Grit and Grace

Can a teenage girl in a home-sewn costume change the face of ice skating?

50 years ago Peggy Fleming did, when she took home the Gold Medal at the 1968 Olympics in Switzerland.

Today, figure skating is the marquee event of the Winter Olympics, arguably the most glamorous of sports. But the woman who ushered it in had more in common with Tonya Harding than Nancy Kerrigan.

Lionized for her beauty, grace and glamour, Peggy Fleming came from a working-class background. Her dad was a newspaper press operator, and they moved around the country several times. One summer they found themselves homeless and had to make their home at a campground.

Peggy was nine years old when she first stepped on the ice. Her talent was quickly apparent, but nurturing it took sacrifice. Her father drove her to the daily pre-dawn practices and drove the Zamboni at the rink. Her mother sewed her skating costumes and made coaching decisions, moving the family to a new state to place her daughter with the best coaches. When Peggy was 12, her coach and the entire US Skating team were killed in a plane crash en route to the World Championships. In the aftermath of the crash a scholarship fund was set up to support skaters in financial need, of whom Peggy Fleming was one.

Three years later Peggy made it to the Olympics with a new coach and finished 6th. She was 15, but savvy enough to know who and what she wanted to be, saying the experience gave her perspective of her own skating. “I thought, ‘Well, I want to do something different,’ and so I went back and started trying to find my style and to find myself,” she said.

The style she created was visually appealing and her timing was perfect, as the 1968 Olympics were the first games broadcast in color. Her mother also took advantage of the new color technology—she designed the chartreuse green dress Peggy skated in to call to mind the chartreuse liqueur made by local monks in hopes that the French and Swiss would connect with it and applaud her daughter.

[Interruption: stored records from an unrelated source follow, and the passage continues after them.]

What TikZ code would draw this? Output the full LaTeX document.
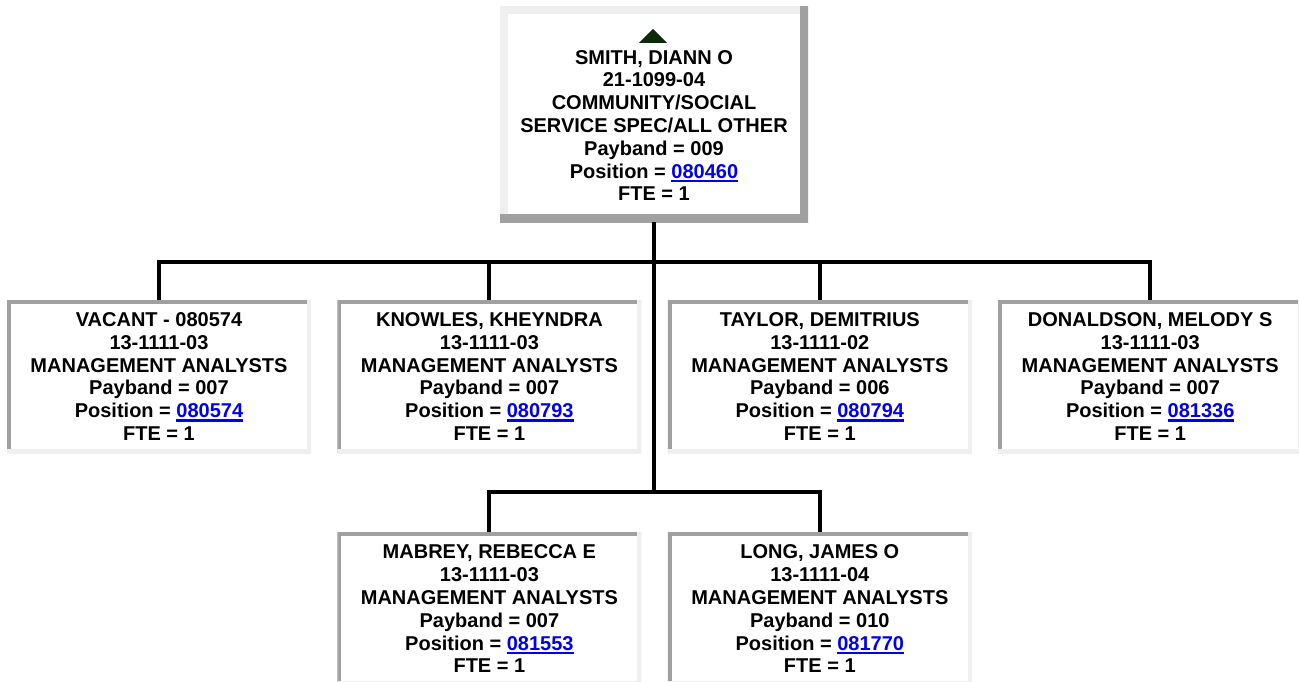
\documentclass[tikz,border=0pt]{standalone}
\usepackage{fontspec}
\setmainfont{Liberation Sans}
\usepackage{xcolor}
\usetikzlibrary{positioning,calc}

\definecolor{boxdark}{HTML}{A0A0A0}
\definecolor{boxlight}{HTML}{EFEFEF}
\definecolor{linkblue}{HTML}{0000EE}
\definecolor{upgreen}{HTML}{0B2B0B}

\newcommand\boxfont{\bfseries\fontsize{20}{22.8}\selectfont}
\newsavebox\linkbox
\newcommand\poslink[1]{{\color{linkblue}\sbox\linkbox{#1}\rlap{\rule[-4pt]{\wd\linkbox}{2.4pt}}\usebox\linkbox}}

\begin{document}
\begin{tikzpicture}[
		x=1pt, y=1pt,
		node distance=26pt,
		topbox/.style={
			fill=white,
			minimum width=308pt,
			minimum height=216pt,
			inner sep=0pt,
			align=center,
			font=\boxfont,
			path picture={
				\draw[boxlight, line width=16pt] (path picture bounding box.south west) -- (path picture bounding box.north west) -- (path picture bounding box.north east);
				\draw[boxdark, line width=16pt] (path picture bounding box.north east) -- (path picture bounding box.south east) -- (path picture bounding box.south west);
			}
		},
		staffbox/.style={
			fill=white,
			minimum width=304pt,
			minimum height=153pt,
			inner sep=0pt,
			align=center,
			font=\boxfont,
			path picture={
				\draw[boxdark, line width=8pt] (path picture bounding box.south west) -- (path picture bounding box.north west) -- (path picture bounding box.north east);
				\draw[boxlight, line width=8pt] (path picture bounding box.north east) -- (path picture bounding box.south east) -- (path picture bounding box.south west);
			}
		},
		link/.style={line width=4pt}
		]
		
		\useasboundingbox (0,0) rectangle (1299,-681);
		
		\node (smith) [topbox] at (654,-114) {\rule{0pt}{14pt}\\ SMITH, DIANN O\\ 21-1099-04\\ COMMUNITY/SOCIAL\\ SERVICE SPEC/ALL OTHER\\ Payband = 009\\ Position = \poslink{080460}\\ FTE = 1};
		\fill[upgreen] ($(smith.north)+(-15,-37)$) -- ($(smith.north)+(13,-37)$) -- ($(smith.north)+(-1,-23)$) -- cycle;
		
		\node (vacant) [staffbox] at (159,-376.5) {VACANT - 080574\\ 13-1111-03\\ MANAGEMENT ANALYSTS\\ Payband = 007\\ Position = \poslink{080574}\\ FTE = 1};
		
		\node (knowles) [staffbox, right=of vacant] {KNOWLES, KHEYNDRA\\ 13-1111-03\\ MANAGEMENT ANALYSTS\\ Payband = 007\\ Position = \poslink{080793}\\ FTE = 1};
		
		\node (taylor) [staffbox, right=of knowles] {TAYLOR, DEMITRIUS\\ 13-1111-02\\ MANAGEMENT ANALYSTS\\ Payband = 006\\ Position = \poslink{080794}\\ FTE = 1};
		
		\node (donaldson) [staffbox, right=of taylor] {DONALDSON, MELODY S\\ 13-1111-03\\ MANAGEMENT ANALYSTS\\ Payband = 007\\ Position = \poslink{081336}\\ FTE = 1};
		
		\node (mabrey) [staffbox, below=79pt of knowles] {MABREY, REBECCA E\\ 13-1111-03\\ MANAGEMENT ANALYSTS\\ Payband = 007\\ Position = \poslink{081553}\\ FTE = 1};
		
		\node (long) [staffbox, right=of mabrey] {LONG, JAMES O\\ 13-1111-04\\ MANAGEMENT ANALYSTS\\ Payband = 010\\ Position = \poslink{081770}\\ FTE = 1};
		
		\coordinate (bar) at ($(smith.south)+(0,-40)$);
		\coordinate (bar2) at ($(bar |- mabrey.north)+(0,40)$);
		
		\draw[link] (smith.south)--(bar);
		\draw[link] (bar)--(bar2);
		\foreach \n in {vacant,knowles,taylor,donaldson}
			\draw[link] (bar) -| (\n.north);
		\foreach \n in {mabrey,long}
			\draw[link] (bar2) -| (\n.north);
		
	\end{tikzpicture}
\end{document}
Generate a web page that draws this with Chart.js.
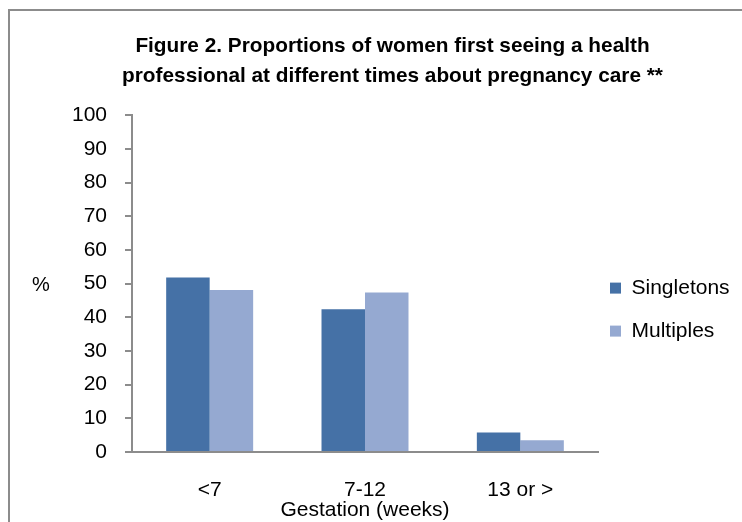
<!DOCTYPE html>
<html>
<head>
<meta charset="utf-8">
<script src="https://cdn.jsdelivr.net/npm/chart.js@4/dist/chart.umd.min.js"></script>
<style>
  html, body { margin: 0; padding: 0; background: #fff; }
  #wrap { position: relative; width: 742px; height: 522px; overflow: hidden; }
  #frame {
    position: absolute; left: 8px; top: 9px; width: 800px; height: 600px;
    border-left: 2px solid #8c8c8c; border-top: 2px solid #8c8c8c;
    pointer-events: none;
  }
  canvas { position: absolute; left: 0; top: 0; }
</style>
</head>
<body>
<div id="wrap">
  <canvas id="chart" width="742" height="522"></canvas>
  <div id="frame"></div>
</div>
<script>
const categories = ['<7', '7-12', '13 or >'];
const singletons = [51.8, 42.4, 5.8];
const multiples = [48.1, 47.4, 3.5];
const yTicks = [0, 10, 20, 30, 40, 50, 60, 70, 80, 90, 100];

const FONT = "'Liberation Sans', Arial, sans-serif";
const AXIS_GREY = '#8c8c8c';

// "%" sits horizontally left of the y axis, the x title just under the tick labels
const axisLabels = {
  id: 'axisLabels',
  afterLayout(chart) {
    // pull the legend a little closer to the plot
    chart.legend.left -= 10;
    chart.legend.right -= 10;
  },
  afterDraw(chart) {
    const { ctx, chartArea } = chart;
    ctx.save();
    ctx.fillStyle = '#000';
    ctx.textAlign = 'center';
    ctx.textBaseline = 'middle';
    ctx.font = "20px " + FONT;
    ctx.fillText('%', chartArea.left - 91, (chartArea.top + chartArea.bottom) / 2 + 2);
    ctx.font = "21px " + FONT;
    ctx.fillText('Gestation (weeks)', (chartArea.left + chartArea.right) / 2, chartArea.bottom + 58);
    ctx.restore();
  }
};

const ctx = document.getElementById('chart').getContext('2d');
new Chart(ctx, {
  type: 'bar',
  data: {
    labels: categories,
    datasets: [
      {
        label: 'Singletons',
        data: singletons,
        backgroundColor: '#4571a6',
        borderWidth: 0
      },
      {
        label: 'Multiples',
        data: multiples,
        backgroundColor: '#95a9d1',
        borderWidth: 0
      }
    ]
  },
  options: {
    responsive: false,
    animation: false,
    layout: {
      padding: { left: 43, right: 0, top: 0, bottom: 0 }
    },
    datasets: {
      bar: { categoryPercentage: 0.56, barPercentage: 1.0 }
    },
    plugins: {
      title: {
        display: true,
        text: ['Figure 2. Proportions of women first seeing a health',
               'professional at different times about pregnancy care **'],
        font: { family: FONT, size: 20.8, weight: 'bold', lineHeight: 1.45 },
        color: '#000',
        padding: { top: 31, bottom: 24 }
      },
      legend: {
        position: 'right',
        align: 'center',
        maxWidth: 144,
        title: { display: true, text: ' ', padding: 0, font: { size: 81 } },
        labels: {
          boxWidth: 11,
          boxHeight: 11,
          padding: 22,
          color: '#000',
          font: { family: FONT, size: 21 }
        }
      },
      tooltip: { enabled: false }
    },
    scales: {
      x: {
        afterFit(scale) { scale.height = 70; },
        grid: { display: false },
        border: { display: true, color: AXIS_GREY, width: 2 },
        ticks: {
          color: '#000',
          padding: 18,
          font: { family: FONT, size: 21 }
        }
      },
      y: {
        min: 0,
        max: 100,
        afterFit(scale) { scale.width = 89; },
        afterBuildTicks(scale) {
          scale.ticks = yTicks.map(v => ({ value: v }));
        },
        grid: {
          display: true,
          drawOnChartArea: false,
          drawTicks: true,
          tickLength: 7,
          color: AXIS_GREY,
          lineWidth: 2
        },
        border: { display: true, color: AXIS_GREY, width: 2 },
        ticks: {
          color: '#000',
          padding: 18,
          font: { family: FONT, size: 21 }
        }
      }
    }
  },
  plugins: [axisLabels]
});
</script>
</body>
</html>
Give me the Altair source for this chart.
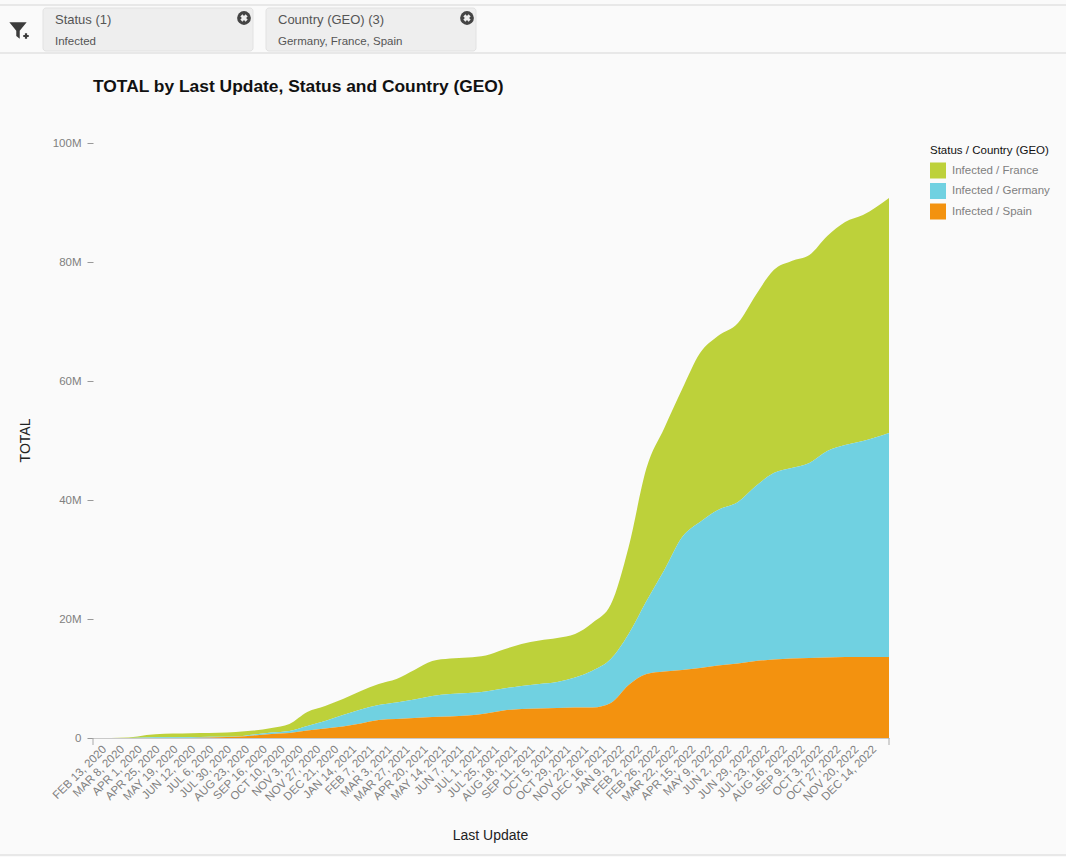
import altair as alt
import pandas as pd

# Axis dates, one tick every 24 reporting days, plus the last day of the series
tick_dates = [
    "2020-02-13", "2020-03-08", "2020-04-01", "2020-04-25", "2020-05-19", "2020-06-12",
    "2020-07-06", "2020-07-30", "2020-08-23", "2020-09-16", "2020-10-10", "2020-11-03",
    "2020-11-27", "2020-12-21", "2021-01-14", "2021-02-07", "2021-03-03", "2021-03-27",
    "2021-04-20", "2021-05-14", "2021-06-07", "2021-07-01", "2021-07-25", "2021-08-18",
    "2021-09-11", "2021-10-05", "2021-10-29", "2021-11-22", "2021-12-16", "2022-01-09",
    "2022-02-02", "2022-02-26", "2022-03-22", "2022-04-15", "2022-05-09", "2022-06-02",
    "2022-06-29", "2022-07-23", "2022-08-16", "2022-09-09", "2022-10-03", "2022-10-27",
    "2022-11-20", "2022-12-14",
]
last_day = "2023-01-18"
dates = tick_dates + [last_day]

# Cumulative infections, in millions
spain = [
    0, 0, 0, 0, 0, 0, 0.05, 0.11, 0.2, 0.42, 0.67, 0.84, 1.26, 1.6, 1.93, 2.44, 3.03, 3.19,
    3.36, 3.53, 3.61, 3.78, 4.12, 4.62, 4.87, 4.96, 5.04, 5.13, 5.13, 5.88, 8.9, 10.76,
    11.18, 11.43, 11.76, 12.18, 12.52, 12.94, 13.19, 13.36, 13.45, 13.53, 13.61, 13.61, 13.61,
]
germany = [
    0, 0, 0, 0.07, 0.12, 0.13, 0.12, 0.08, 0.05, 0.17, 0.25, 0.34, 0.76, 1.26, 1.93, 2.35,
    2.52, 2.77, 3.11, 3.53, 3.78, 3.78, 3.7, 3.7, 3.87, 4.12, 4.37, 5.04, 6.22, 7.39, 8.57,
    12.27, 17.06, 22.35, 24.54, 26.13, 27.14, 29.41, 31.34, 32.02, 32.77, 34.71, 35.63, 36.3, 37.65,
]
france = [
    0, 0, 0.08, 0.44, 0.61, 0.62, 0.67, 0.69, 0.76, 0.67, 0.76, 1.18, 2.35, 2.52, 2.69, 3.11,
    3.53, 3.95, 4.96, 5.88, 5.97, 5.97, 6.05, 6.55, 7.06, 7.31, 7.39, 7.31, 8.07, 9.16, 14.62,
    22.35, 23.87, 24.87, 28.4, 29.24, 30.08, 32.1, 34.12, 34.79, 34.96, 36.13, 37.48, 37.98, 39.5,
]
series_names = ["Infected / France", "Infected / Germany", "Infected / Spain"]
series_colors = ["#bdd13a", "#70d1e1", "#f3920f"]
y_ticks = [0, 20, 40, 60, 80, 100]

# Page geometry: the plot area sits inside this padding
LEFT, TOP, PLOT_W, PLOT_H = 93, 143, 796, 595
WIDTH, HEIGHT = 1066, 857

rows = []
for name, values in zip(series_names, [france, germany, spain]):
    rows += [{"date": d, "series": name, "total": v} for d, v in zip(dates, values)]
df = pd.DataFrame(rows)

x_scale = alt.Scale(type="utc", domain=["2020-02-13", last_day], nice=False)

area = (
    alt.Chart(df)
    .mark_area(interpolate="monotone")
    .encode(
        x=alt.X(
            "date:T",
            scale=x_scale,
            axis=alt.Axis(
                values=tick_dates,
                labels=False,
                ticks=False,
                grid=False,
                domainColor="#c9c9c9",
                title="Last Update",
                titleFont="Liberation Sans",
                titleFontSize=14,
                titleFontWeight="normal",
                titleColor="#222222",
                titleX=490 - LEFT,
                titleY=90,
            ),
        ),
        y=alt.Y(
            "total:Q",
            stack="zero",
            scale=alt.Scale(domain=[0, 100], nice=False),
            axis=alt.Axis(
                values=y_ticks,
                labelExpr="datum.value == 0 ? '0' : datum.value + 'M'",
                labelFontSize=11.5,
                labelColor="#808080",
                labelFont="Liberation Sans",
                labelPadding=6,
                tickSize=6,
                tickColor="#999999",
                domain=False,
                grid=False,
                title="TOTAL",
                titleFont="Liberation Sans",
                titleFontSize=14,
                titleFontWeight="normal",
                titleColor="#222222",
                titleX=25 - LEFT + 7,
                titleY=440 - TOP,
            ),
        ),
        color=alt.Color(
            "series:N",
            scale=alt.Scale(domain=series_names, range=series_colors),
            sort=series_names,
            legend=alt.Legend(
                orient="none",
                legendX=930 - LEFT,
                legendY=145 - TOP,
                title="Status / Country (GEO)",
                titleFont="Liberation Sans",
                titleFontSize=11.5,
                titleFontWeight="normal",
                titleColor="#111111",
                titlePadding=6,
                labelFont="Liberation Sans",
                labelFontSize=11.5,
                labelColor="#808080",
                labelOffset=6,
                symbolType="square",
                symbolSize=256,
                symbolStrokeWidth=0,
                rowPadding=4.5,
            ),
        ),
        order=alt.Order("series:N", sort="descending"),
    )
)

# Slanted date labels along the bottom, placed through the shared time scale
date_labels = (
    alt.Chart(pd.DataFrame({
        "date": tick_dates,
        "text": [
            f"{d.strftime('%b').upper()} {d.day}, {d.year}"
            for d in pd.to_datetime(tick_dates)
        ],
    }))
    .mark_text(
        angle=315, align="right", baseline="middle", dx=1.4, dy=15.5,
        font="Liberation Sans", fontSize=11.5, color="#808080",
    )
    .encode(x=alt.X("date:T", scale=x_scale), y=alt.value(PLOT_H), text="text:N")
)


def blank():
    """Single-row source for the marks placed in page pixels."""
    return alt.Chart(alt.Data(values=[{}]))


def px(x):
    return alt.value(x - LEFT)


def py(y):
    return alt.value(y - TOP)


def band_rule(y):
    return blank().mark_rule(color="#d6d6d6", strokeWidth=1).encode(
        x=px(0), x2=px(WIDTH), y=py(y)
    )


def label(text, x, y, size, color, weight="normal"):
    return blank().mark_text(
        text=text, align="left", baseline="alphabetic", font="Liberation Sans",
        fontSize=size, color=color, fontWeight=weight,
    ).encode(x=px(x), y=py(y))


def chip(x0, x1, heading, detail, close_x):
    box = blank().mark_rect(
        fill="#eeeeee", stroke="#e2e2e2", strokeWidth=1, cornerRadius=3
    ).encode(x=px(x0), x2=px(x1), y=py(8), y2=py(51))
    disc = blank().mark_point(filled=True, fill="#444444", opacity=1, shape="circle", size=190).encode(
        x=px(close_x), y=py(18)
    )
    cross = blank().mark_point(
        filled=True, fill="#eeeeee", opacity=1, shape="cross", angle=45, size=55
    ).encode(x=px(close_x), y=py(18))
    return [
        box, disc, cross,
        label(heading, x0 + 12, 24, 13, "#555555"),
        label(detail, x0 + 12, 45, 11.5, "#555555"),
    ]


funnel = blank().mark_point(
    filled=True, fill="#3c3c3c", opacity=1, size=300,
    shape="M-1,-0.9 L1,-0.9 L0.2,0.1 L0.2,1 L-0.2,0.7 L-0.2,0.1 Z",
).encode(x=px(18), y=py(30))
funnel_plus = blank().mark_point(
    filled=True, fill="#3c3c3c", opacity=1, shape="cross", size=30
).encode(x=px(26), y=py(36))

end_ticks = [
    blank().mark_rule(color="#aaaaaa").encode(x=px(x), y=py(738), y2=py(745))
    for x in (LEFT, LEFT + PLOT_W)
]

layers = (
    [band_rule(5), band_rule(53), band_rule(855), funnel, funnel_plus]
    + chip(43, 253, "Status (1)", "Infected", 244)
    + chip(266, 476, "Country (GEO) (3)", "Germany, France, Spain", 467)
    + [area, date_labels]
    + end_ticks
    + [label("TOTAL by Last Update, Status and Country (GEO)", 93, 92, 17.4, "#111111", "bold")]
)

chart = (
    alt.layer(*layers)
    .properties(
        width=PLOT_W,
        height=PLOT_H,
        autosize=alt.AutoSizeParams(type="none"),
        padding={"left": LEFT, "top": TOP, "right": WIDTH - LEFT - PLOT_W, "bottom": HEIGHT - TOP - PLOT_H},
        background="#fafafa",
    )
    .configure_view(stroke=None)
)

chart.save("out.html", embed_options={"renderer": "svg", "actions": False})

Whether they did or not, she made the color iconic and glamorous. During the games, a bad flu broke out in the Olympic village, and Peggy moved in with her mother—who was staying at an unglamorous hotel near the train station. From those digs, she won America’s only gold medal at the 1968 games.

Peggy Fleming stood on the podium many times—in addition to the Olympic wins, she was three-time consecutive World Championship champion from 1966-68 and five-time consecutive U.S. National champion from 1964-68. A kid from the working class, she never stopped working. She turned pro after the 1968 Olympics, skated in Russia during the Cold War, skated at the White House, skated at the unveiling of the restored Statue of Liberty.

In 1998, thirty years after her historic win, she was diagnosed with breast cancer. She said, “This is another kind of competition, but I’m being coached by an excellent team, and I’ve got a real strong competitive spirit.” She and her husband operated their own vineyard in Northern California for a number of years and one of their most famous wines was one called “Victories Rose”. It was created specifically to raise funds for breast cancer research, and 100% of the funds were donated to research.

Peggy Fleming was inducted into the U.S. & World Figure Skating Halls of Fame in 1976; and the U.S. Olympic Hall of Fame in 1983. In 2003, she received the “Lombardi Award of Excellence” from the Vince Lombardi Cancer Foundation, awarded annually to an individual who exemplifies the spirit of the Coach. In 1999, she was named by Sports Illustrated as one of the seven athletes who changed the face of sports in the 20th century. The others were Jackie Robinson, Arnold Palmer, Billy Jean King, Pele, Richard Petty and Bill Russell.

From a kid in a campground to a legend who shaped a sport, Peggy Fleming has always made (and continues to make)  grit look graceful.